Where a line in the listing below contains the word "Convert", copy that line.

Saved data entries
....

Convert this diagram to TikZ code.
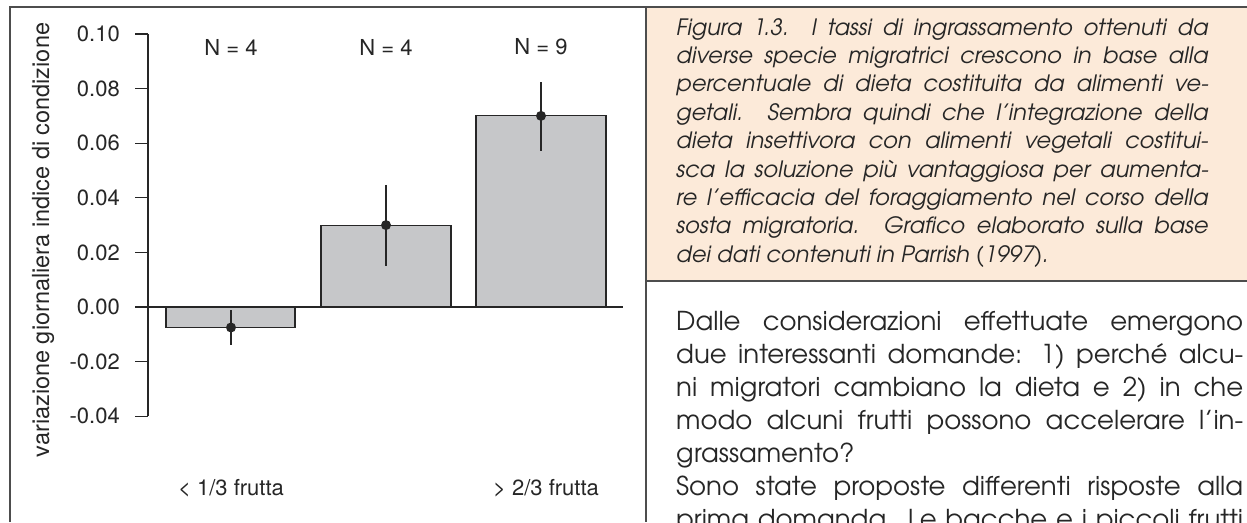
\documentclass[tikz,border=0pt]{standalone}
\usepackage{fontspec}
\setmainfont{TeX Gyre Heros}
\newfontfamily\gothic{texgyreadventor}[Extension=.otf, UprightFont=*-regular, ItalicFont=*-italic]
\definecolor{framegray}{HTML}{4D4D4D}
\definecolor{barfill}{HTML}{C6C7C9}
\definecolor{peach}{HTML}{FCEAD9}
\definecolor{ink}{HTML}{262626}
\hyphenpenalty=10000
\tolerance=10000

\begin{document}
\begin{tikzpicture}[x=1pt,y=-1pt]
\tikzstyle{every node}+=[inner sep=0pt, text=ink]
\tikzstyle{bar}=[fill=barfill, draw=ink, line width=1.2pt]
\tikzstyle{errbar}=[draw=ink, line width=1.3pt]
\tikzstyle{chart}=[font=\fontsize{22}{26}\selectfont]
\tikzstyle{prose}=[anchor=north west, align=justify]
\useasboundingbox (0,0) rectangle (1247,522);
\clip (0,0) rectangle (1247,522);
% frame and caption box
\fill [peach] (646,7) rectangle (1247,281);
\draw [framegray, line width=1.8pt] (10,522) -- (10,7) -- (1247,7);
\draw [framegray, line width=1.8pt] (646,7) -- (646,522);
\draw [framegray, line width=1.8pt] (646,281) -- (1247,281);
% bar chart, data coordinates
\begin{scope}[shift={(0,307)}, y=2730pt]
\draw [bar] (166,0) rectangle (295,-0.0075);
\draw [bar] (321,0) rectangle (451,0.03);
\draw [bar] (476,0) rectangle (606,0.07);
\draw [ink, line width=1.2pt] (135,0) -- (623,0);
\draw [ink, line width=1.2pt] (148,0.10) -- (148,-0.04);
\foreach \v [count=\i] in {0.10,0.08,0.06,0.04,0.02,0.00,-0.02,-0.04} {
  \draw [ink, line width=1.2pt] (135,\v) -- (148,\v);
  \node [chart, anchor=east] (tick\i) at (120,\v) {\v};
}
\coordinate (e1a) at (231,-0.0011);
\coordinate (e1b) at (231,-0.0139);
\coordinate (e2a) at (386,0.0447);
\coordinate (e2b) at (386,0.0150);
\coordinate (e3a) at (541,0.0824);
\coordinate (e3b) at (541,0.0571);
\draw [errbar] (e1a) -- (e1b);
\draw [errbar] (e2a) -- (e2b);
\draw [errbar] (e3a) -- (e3b);
\fill [ink] (231,-0.0075) circle (5pt);
\fill [ink] (386,0.03) circle (5pt);
\fill [ink] (541,0.07) circle (5pt);
\node [chart] (n1) at (231,0.0952) {N = 4};
\node [chart] (n2) at (386,0.0952) {N = 4};
\node [chart] (n3) at (541,0.0952) {N = 9};
\node [chart] (low) at (231,-0.0663) {< 1/3 frutta};
\node [chart] (high) at (546,-0.0663) {> 2/3 frutta};
\end{scope}
\node [chart, rotate=90, font=\fontsize{23.5}{26}\selectfont] (ylab) at (43,240)
  {variazione giornaliera indice di condizione};
% caption and running text
\node [prose, text width=532pt, font=\gothic\itshape\fontsize{22.5}{28.4}\selectfont]
  (caption) at (676,18) {Figura 1.3. I tassi di ingrassamento ottenuti da\linebreak
  diverse specie migratrici crescono in base alla\linebreak
  percentuale di dieta costituita da alimenti ve-\linebreak
  getali. Sembra quindi che l’integrazione della\linebreak
  dieta insettivora con alimenti vegetali costitui-\linebreak
  sca la soluzione più vantaggiosa per aumenta-\linebreak
  re l’efficacia del foraggiamento nel corso della\linebreak
  sosta migratoria. Grafico elaborato sulla base\linebreak
  dei dati contenuti in Parrish (1997).};
\node [prose, text width=567pt, font=\gothic\fontsize{26}{33}\selectfont]
  (body) at (676,311) {Dalle considerazioni effettuate emergono\linebreak
  due interessanti domande: 1) perché alcu-\linebreak
  ni migratori cambiano la dieta e 2) in che\linebreak
  modo alcuni frutti possono accelerare l’in-\linebreak
  grassamento?\\
  Sono state proposte differenti risposte alla\linebreak
  prima domanda. Le bacche e i piccoli frutti\linebreak};
\end{tikzpicture}
\end{document}
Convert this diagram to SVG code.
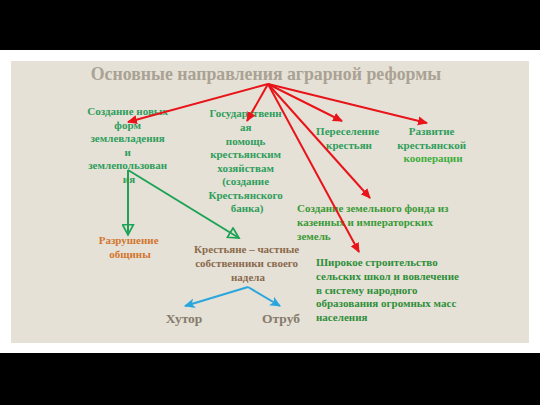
<svg xmlns="http://www.w3.org/2000/svg" width="540" height="405" viewBox="0 0 540 405">
<defs>
<style>
text{font-family:"Liberation Serif","DejaVu Serif",serif;font-weight:bold;}
.t{fill:#aaa294;font-size:17.8px;}
.g{fill:#2e9e5c;font-size:11px;text-anchor:middle;}
.g2{fill:#3a9a36;font-size:11px;}
.o{fill:#d2762e;font-size:11px;text-anchor:middle;}
.b{fill:#8a6a4c;font-size:11px;text-anchor:middle;}
.h{fill:#867b6c;font-size:13.5px;text-anchor:middle;}
.red{stroke:#e8141a;stroke-width:2;fill:none;marker-end:url(#ar);}
.grn{stroke:#1ea356;stroke-width:2;fill:none;marker-end:url(#ag);}
.blu{stroke:#2aa6de;stroke-width:2;fill:none;marker-end:url(#ab);}
</style>
<marker id="ar" viewBox="0 0 10 10" refX="9" refY="5" markerWidth="5" markerHeight="5" orient="auto" markerUnits="strokeWidth"><path d="M0,0.5 L10,5 L0,9.5 Z" fill="#e8141a"/></marker>
<marker id="ag" viewBox="0 0 12 12" refX="10.5" refY="6" markerWidth="6.5" markerHeight="6.5" orient="auto" markerUnits="strokeWidth"><path d="M1,1 L10.5,6 L1,11 Z" fill="none" stroke="#1ea356" stroke-width="1.6"/></marker>
<marker id="ab" viewBox="0 0 10 10" refX="9" refY="5" markerWidth="5.5" markerHeight="5.5" orient="auto" markerUnits="strokeWidth"><path d="M0,0.5 L10,5 L0,9.5 L2.5,5 Z" fill="#2aa6de"/></marker>
</defs>
<rect x="0" y="0" width="540" height="405" fill="#ffffff"/>
<rect x="0" y="0" width="540" height="50" fill="#000000"/>
<rect x="0" y="353" width="540" height="52" fill="#000000"/>
<rect x="11" y="61" width="518" height="282" fill="#e5e1d6"/>

<g id="title"><text class="t" x="266" y="80" text-anchor="middle">Основные направления аграрной реформы</text></g>

<g id="n-forms"><text class="g">
<tspan x="129" y="115">Создание новых</tspan>
<tspan x="129" y="128.5">форм</tspan>
<tspan x="129" y="142">землевладения</tspan>
<tspan x="129" y="155.5">и</tspan>
<tspan x="129" y="169">землепользован</tspan>
<tspan x="129" y="182.5">ия</tspan></text></g>

<g id="n-help"><text class="g">
<tspan x="247" y="117">Государственн</tspan>
<tspan x="247" y="131">ая</tspan>
<tspan x="247" y="144.5">помощь</tspan>
<tspan x="247" y="158">крестьянским</tspan>
<tspan x="247" y="171.5">хозяйствам</tspan>
<tspan x="247" y="185">(создание</tspan>
<tspan x="247" y="198.5">Крестьянского</tspan>
<tspan x="247" y="212">банка)</tspan></text></g>

<g id="n-resettle"><text class="g">
<tspan x="349" y="135">Переселение</tspan>
<tspan x="349" y="148.5">крестьян</tspan></text></g>

<g id="n-coop"><text class="g">
<tspan x="433" y="135">Развитие</tspan>
<tspan x="433" y="148.5">крестьянской</tspan>
<tspan x="433" y="162" fill="#3cae3c">кооперации</tspan></text></g>

<g id="n-fund"><text class="g2">
<tspan x="297" y="212">Создание земельного фонда из</tspan>
<tspan x="297" y="226">казенных и императорских</tspan>
<tspan x="297" y="240">земель</tspan></text></g>

<g id="n-schools"><text class="g2" style="fill:#2f8f3a">
<tspan x="316" y="266">Широкое строительство</tspan>
<tspan x="316" y="280">сельских школ и вовлечение</tspan>
<tspan x="316" y="293.5">в систему народного</tspan>
<tspan x="316" y="307">образования огромных масс</tspan>
<tspan x="316" y="320.5">населения</tspan></text></g>

<g id="n-commune"><text class="o">
<tspan x="130" y="244">Разрушение</tspan>
<tspan x="130" y="257.5">общины</tspan></text></g>

<g id="n-owners"><text class="b">
<tspan x="248" y="253">Крестьяне – частные</tspan>
<tspan x="248" y="267">собственники своего</tspan>
<tspan x="248" y="281">надела</tspan></text></g>

<g id="n-khutor"><text class="h" x="184" y="323">Хутор</text></g>
<g id="n-otrub"><text class="h" x="281" y="323">Отруб</text></g>

<g id="connectors">
<line class="red" x1="268" y1="84" x2="128" y2="122"/>
<line class="red" x1="268" y1="84" x2="247" y2="121"/>
<line class="red" x1="268" y1="84" x2="342" y2="121"/>
<line class="red" x1="268" y1="84" x2="427" y2="123"/>
<line class="red" x1="268" y1="84" x2="370" y2="198"/>
<line class="red" x1="268" y1="84" x2="359" y2="252"/>
<line class="grn" x1="128" y1="170" x2="128" y2="235"/>
<line class="grn" x1="128" y1="170" x2="239" y2="238"/>
<line class="blu" x1="248" y1="287" x2="185" y2="306"/>
<line class="blu" x1="248" y1="287" x2="280" y2="306"/>
</g>
</svg>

....

- TASK RESPONSE:
Convert this diagram to TikZ code.
Convert this diagram to SVG code.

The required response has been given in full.